Il sindacato, per ora, non può che gestire sopratutto le situazioni di emergenza. “La testa della nostra gente - ammette il segretario della Cgil regionale - è rivolta alla crisi, Siamo ancora nella fase 'difensiva'. Stiamo tentando di ricostruire un percorso che riproponga, anche in base ai piccoli segnali che stanno arrivando, i temi di una normale dinamica contrattuale che parte dal livello nazionale, dai contratti nazionali, dalle regole della contrattazione, fino alla contrattazione di secondo livello. Su questo stiamo mettendo in campo delle iniziative con le categorie. E sicuramente, in una regione come la nostra, fatta di una miriade di piccole e piccolissime imprese, avere delle forti regole che garantiscano lo sviluppo della contrattazione è determinante. Sia a livello nazionale che territoriale, che aziendale. Avere un contratto nazionale che mantenga le sue prerogative di salvaguardia e che determini alcune regole generali minime per tutti i lavoratori è basilare”.

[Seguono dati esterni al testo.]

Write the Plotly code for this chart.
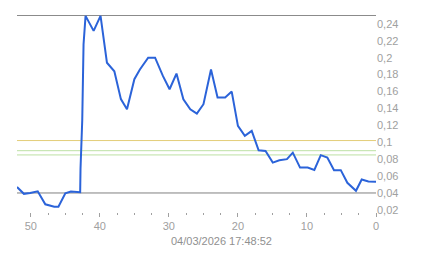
import plotly.graph_objects as go

# minutes ago (x) and values (y)
minutes_ago = [52.0, 51.0, 50.1, 49.0, 47.9, 46.6, 46.0, 45.0, 44.2, 42.85,
               42.8, 42.55, 42.36, 42.07, 40.9, 39.9, 38.97, 37.9, 36.95, 36.07,
               35.0, 34.2, 33.0, 32.0, 30.87, 29.9, 28.9, 27.9, 26.9, 25.95,
               24.99, 23.9, 22.95, 21.85, 20.9, 20.0, 19.0, 18.0, 17.0, 16.0,
               14.95, 14.0, 12.9, 12.05, 11.0, 9.9, 8.93, 8.0, 7.05, 6.08,
               5.1, 4.15, 2.9, 2.07, 1.1, 0.0]
values = [0.047, 0.039, 0.040, 0.042, 0.0266, 0.0238, 0.0238, 0.0397, 0.0416, 0.041,
          0.069, 0.126, 0.216, 0.2495, 0.2317, 0.2495, 0.194, 0.184, 0.151, 0.139,
          0.1746, 0.186, 0.200, 0.200, 0.1785, 0.1627, 0.1812, 0.1509, 0.139, 0.1338,
          0.145, 0.186, 0.1528, 0.1528, 0.1599, 0.1193, 0.1075, 0.1134, 0.0905, 0.0897,
          0.0759, 0.0787, 0.080, 0.0877, 0.070, 0.070, 0.0672, 0.0847, 0.0818, 0.067,
          0.067, 0.052, 0.0426, 0.0559, 0.0537, 0.0534]

ref_gray = [0.25, 0.04]
ref_yellow = [0.102]
ref_green = [0.090, 0.085]

x_ticks = [50, 40, 30, 20, 10, 0]
y_ticks = [0.02, 0.04, 0.06, 0.08, 0.10, 0.12, 0.14, 0.16, 0.18, 0.20, 0.22, 0.24]
timestamp = "04/03/2026 17:48:52"

fig = go.Figure()

shapes = []
for v in ref_gray:
    shapes.append(dict(type="line", xref="paper", x0=0, x1=1, yref="y", y0=v, y1=v,
                       line=dict(color="#808080", width=1), layer="below"))
for v in ref_yellow:
    shapes.append(dict(type="line", xref="paper", x0=0, x1=1, yref="y", y0=v, y1=v,
                       line=dict(color="#e3cd78", width=1), layer="below"))
for v in ref_green:
    shapes.append(dict(type="line", xref="paper", x0=0, x1=1, yref="y", y0=v, y1=v,
                       line=dict(color="#bde0a4", width=1), layer="below"))

fig.add_trace(go.Scatter(x=minutes_ago, y=values, mode="lines",
                         line=dict(color="#2b63d9", width=2), hoverinfo="skip"))

tickfont = dict(family="Liberation Sans, Arial, sans-serif", size=11, color="#a0a0a0")

fig.update_layout(
    width=443, height=258,
    margin=dict(l=17, r=67, t=15, b=46),
    paper_bgcolor="white", plot_bgcolor="white",
    showlegend=False,
    separators=",.",
    shapes=shapes,
    xaxis=dict(range=[52, 0], tickvals=x_ticks, showgrid=False, zeroline=False,
               showline=False, ticks="outside", ticklen=4, tickcolor="#a0a0a0",
               tickfont=tickfont,
               minor=dict(dtick=2.5, tick0=0, ticks="outside", ticklen=2,
                          tickcolor="#a0a0a0", showgrid=False)),
    yaxis=dict(range=[0.0175, 0.2505], side="right", tickvals=y_ticks,
               showgrid=False, zeroline=False, showline=False, ticks="",
               tickfont=tickfont, tickformat=".2~f"),
    annotations=[dict(text=timestamp, xref="paper", yref="paper",
                      x=(221.5 - 17) / 359, y=-(241 - 212) / 197,
                      xanchor="center", yanchor="middle", showarrow=False,
                      font=dict(family="Liberation Sans, Arial, sans-serif",
                                size=11, color="#909090"))],
)

fig.write_html("out.html")
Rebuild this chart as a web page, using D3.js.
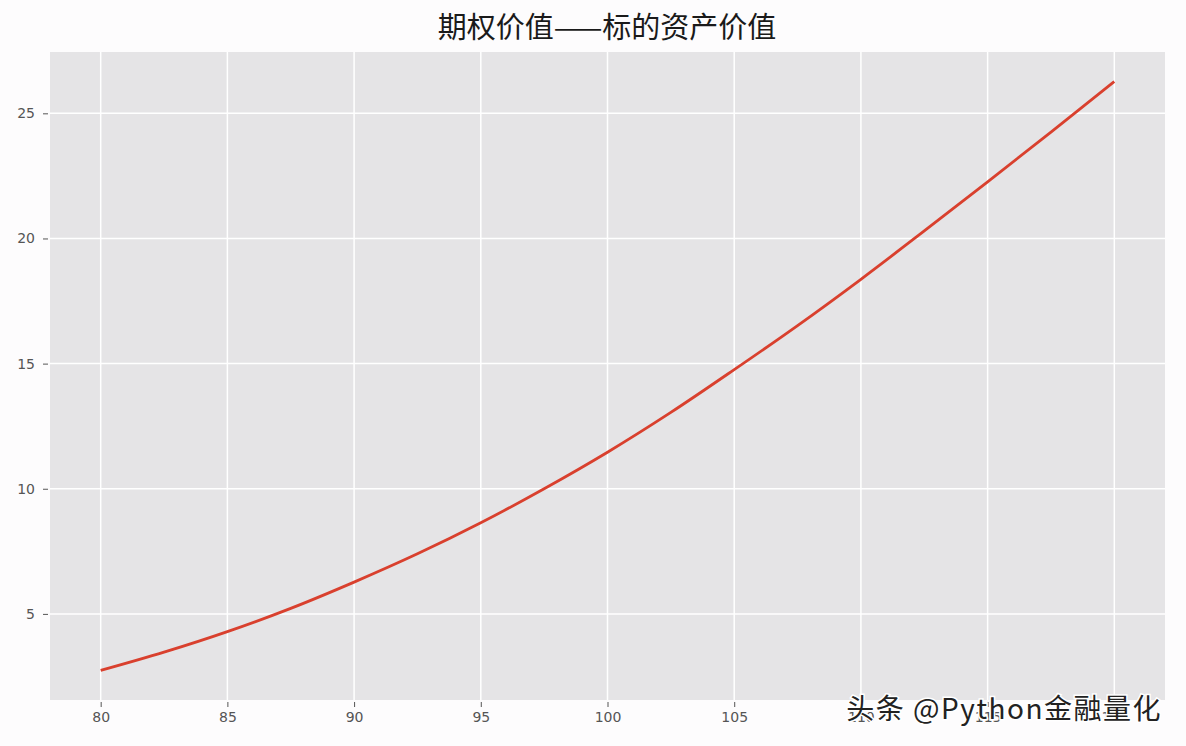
<!DOCTYPE html>
<html>
<head>
<meta charset="utf-8">
<script src="https://cdn.jsdelivr.net/npm/d3@7/dist/d3.min.js"></script>
<style>
  body { margin: 0; background: #fdfcfd; }
  svg { display: block; }
</style>
</head>
<body>
<svg id="chart" width="1186" height="746"></svg>
<script>
// underlying price and option value
const prices = [80, 82.5, 85, 87.5, 90, 92.5, 95, 97.5, 100, 102.5, 105, 107.5, 110, 112.5, 115, 117.5, 120];
const values = [2.74, 3.47, 4.29, 5.22, 6.27, 7.40, 8.64, 10.0, 11.46, 13.05, 14.76, 16.52, 18.37, 20.30, 22.26, 24.25, 26.27];
const xTicks = [80, 85, 90, 95, 100, 105, 110, 115, 120];
const yTicks = [5, 10, 15, 20, 25];
const title = "期权价值——标的资产价值";
const watermark = "头条 @Python金融量化";

const width = 1186, height = 746;
const margin = {top: 52, right: 21, bottom: 46, left: 50};

const svg = d3.select("#chart");
const w = width - margin.left - margin.right;
const h = height - margin.top - margin.bottom;

const x = d3.scaleLinear().domain([78, 122]).range([0, w]);
const y = d3.scaleLinear().domain([1.56, 27.45]).range([h, 0]);

const g = svg.append("g").attr("transform", `translate(${margin.left},${margin.top})`);

g.append("rect")
    .attr("width", w)
    .attr("height", h)
    .attr("fill", "#e5e4e6");

// grid
g.append("g")
    .selectAll("line")
    .data(xTicks)
    .join("line")
    .attr("x1", d => x(d)).attr("x2", d => x(d))
    .attr("y1", 0).attr("y2", h)
    .attr("stroke", "#fff").attr("stroke-width", 1.5);

g.append("g")
    .selectAll("line")
    .data(yTicks)
    .join("line")
    .attr("x1", 0).attr("x2", w)
    .attr("y1", d => y(d)).attr("y2", d => y(d))
    .attr("stroke", "#fff").attr("stroke-width", 1.5);

// axes
const xAxis = g.append("g")
    .attr("transform", `translate(0,${h})`)
    .call(d3.axisBottom(x).tickValues(xTicks).tickSize(5).tickPadding(7));
const yAxis = g.append("g")
    .call(d3.axisLeft(y).tickValues(yTicks).tickSize(5).tickPadding(10));

[xAxis, yAxis].forEach(a => {
    a.select(".domain").remove();
    a.selectAll(".tick line").attr("stroke", "#555").attr("stroke-width", 1).attr("transform", a === xAxis ? "translate(0,2)" : "translate(-2,0)");
    a.selectAll(".tick text")
        .attr("fill", "#555")
        .style("font-family", "'DejaVu Sans', sans-serif")
        .style("font-size", "14px");
});

// curve
const line = d3.line()
    .x((d, i) => x(prices[i]))
    .y(d => y(d))
    .curve(d3.curveMonotoneX);

g.append("path")
    .datum(values)
    .attr("d", line)
    .attr("fill", "none")
    .attr("stroke", "#d9402e")
    .attr("stroke-width", 2.8);

// title
svg.append("text")
    .attr("x", 607)
    .attr("y", 38)
    .attr("text-anchor", "middle")
    .style("font-family", "'Noto Sans CJK SC', sans-serif")
    .style("font-size", "29px")
    .attr("fill", "#1a1a1a")
    .text(title);

// watermark
svg.append("text")
    .attr("x", 1162)
    .attr("y", 719)
    .attr("text-anchor", "end")
    .style("font-family", "'Noto Sans CJK SC', sans-serif")
    .style("font-size", "28px")
    .style("letter-spacing", "1.5px")
    .attr("fill", "#222")
    .attr("stroke", "#fff")
    .attr("stroke-width", 3)
    .attr("paint-order", "stroke")
    .text(watermark);
</script>
</body>
</html>
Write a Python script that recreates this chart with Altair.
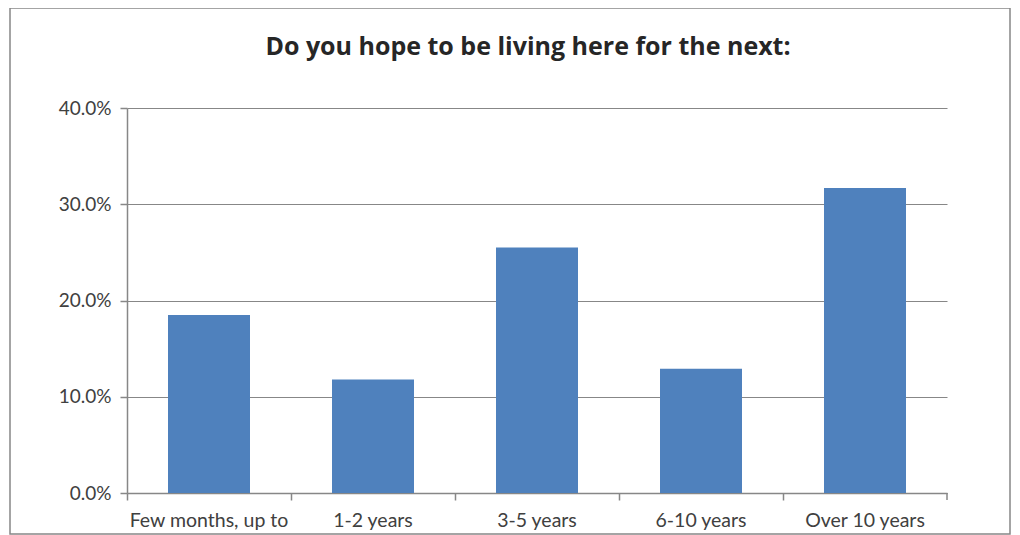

L'obiettivo principale è perciò il rinnovo dei contratti. “La vicenda dei chimici – conclude Ghiselli – è sicuramente un buon segnale, perché le nubi che si stanno addensando su questi temi sono tante. Il fatto che si possano fare contratti condivisi unitariamente in questa fase è un il segno che dovrebbe tagliare un po' le unghie ai falchi che ci sono sia in Confindustria che nel governo”.